A Cul-de-sac is defined as a road that leads nowhere. And in Roman Polanski’s film of the same name, this is never made literal. It’s easy to imagine the simplified version that would have some visual metaphor for this road, but the title is more indicative of the narrative. Donald Pleasence and Francios Dorleac play a married couple whose home (a castle!) is invaded by a gangster (Lionel Stander). The film combines Polanski’s dark sense of humor with his fascination with claustrophobia, and though it doesn’t reach the heights of his best work, it’s must-see nonetheless. Our review of the Criterion Blu-ray of Cul-de-sac follows after the jump.
Though originally a Polish filmmaker, Polanski – after received tremendous attention and acclaim for his first film Knife in the Water – quickly moved abroad to shoot his next three films in London. His sensibilities never changed though regardless of location, though with these English films he usually had an international cast. And while Cul-de-sac is set in London, two of its three leads are outsiders. Which seems fitting with the film and Polanski’s portrait of alienation.
The film begins with Teresa (Dorleac) lying topless on a young man. Her marriage to George (Pleasence) seems to be that of an older wealthy man and a younger woman. Gangster Richard (Stander) was on a job with Albie (Jack Macgrowan) that went bad – Richard is shot in the arm, and Albie is dying. Richard has no idea what to do. They’re lost, their car stopped working and Richard knows they need a doctor or something. When he goes to George’s place, the couple is in the midst of some role-playing that defines their relationship: Teresa is dressing up George as a woman. George’s amused, but when they go downstairs to check on a possible break-in, it sets up how powerless George is right off the bat.
Richard holds them hostage, sort of. He’s takes them to Albie, but the tide has come in, and the car is flooded. Richard has to hole up for a little bit, but the inherent tension in the marriage also change the dynamics of the group, and the couple have some friends show up, including the man who’s sleeping with Teresa.
At the time the film was made in 1966, playwrights like Harold Pinter and Samuel Beckett were playing with form and content in a way that made it a movement called the theater of the absurd, one that rarely made its way to the screen. But Polanski was obviously in tune with this, and his work here is very much of that sensibility. But what’s also interesting is that this subsequently became a subgenre of cinema, one that often makes all too any mistakes. The uninvited guest, and the turnabout of a hostage situation is familiar, but Polanski never plays by the rules that came later. First and foremost, he has no interest in making anyone sympathetic. The wife would usually be the character who is given empathy, but the film starts with her cuckolding her husband, and the husband is thoroughly emasculated early on.

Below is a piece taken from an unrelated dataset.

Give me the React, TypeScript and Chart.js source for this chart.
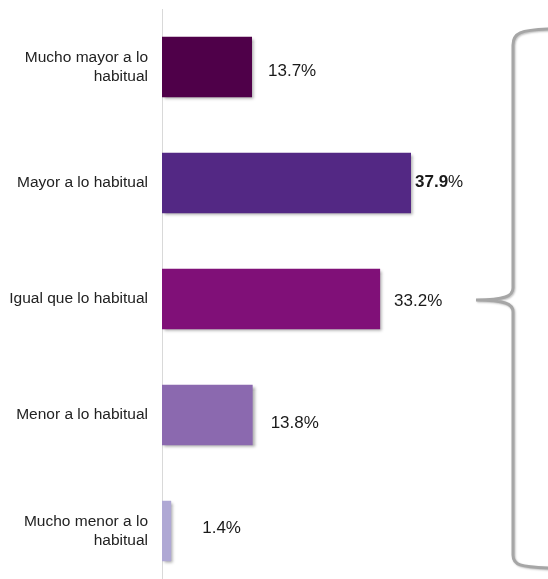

And then there’s the American gangster in the middle of England. The film may prove outwardly alienating, but there’s a lot at work here, and Polanski’s sense of rhythm and cinema keep it from falling into the pitfalls of the genre. He also keeps the audience at a certain distance. But then it also connects to a lot of Polanski’s other work with the three person layout similar to his earlier Knife in the Water, and later Death and the Maiden. To that end, his latest – Carnage, which is currently playing the festival circuit – explores similar themes. These films are about outsiders coming into a situation and some form of imprisonment together.
But on top of that, Polanski is an immaculate craftsman, and watching the film is fascinating for how he uses and places the camera. Polanski has rarely made movies that are poorly put together, and here he’s on top of his game. Polanski used to call this his favorite film. I don’t know if I’d call it his best, but it’s definitely pure and uncut Polanski, that’s for sure.
Criterion’s Blu-ray presents the film in original aspect ratio (1.66:1) and in 2.0 monaural sound. The picture quality is what we’ve come to expect from Criterion, and the black and white imagery absolutely crackles on Blu-ray. The film was never released stateside on home video – this is a huge treat – but there was a Region 2 box set of his first three films, and most of the supplements come from that. “Two Gangsters and an Island” (23 min.) was made for the set, and it offers comments from Polanski, producer Gene Gutowski, and cinematographer Gilbert Taylor. They talk about the troubled production, and about some of Polanski’s ideas behind making the film. There’s also “The Nomad” a 1967 interview with Polanski (27 mi.), where he walks through his career to that point. Polanski is a smart cookie, so it’s worth a watch. Also included are two trailers.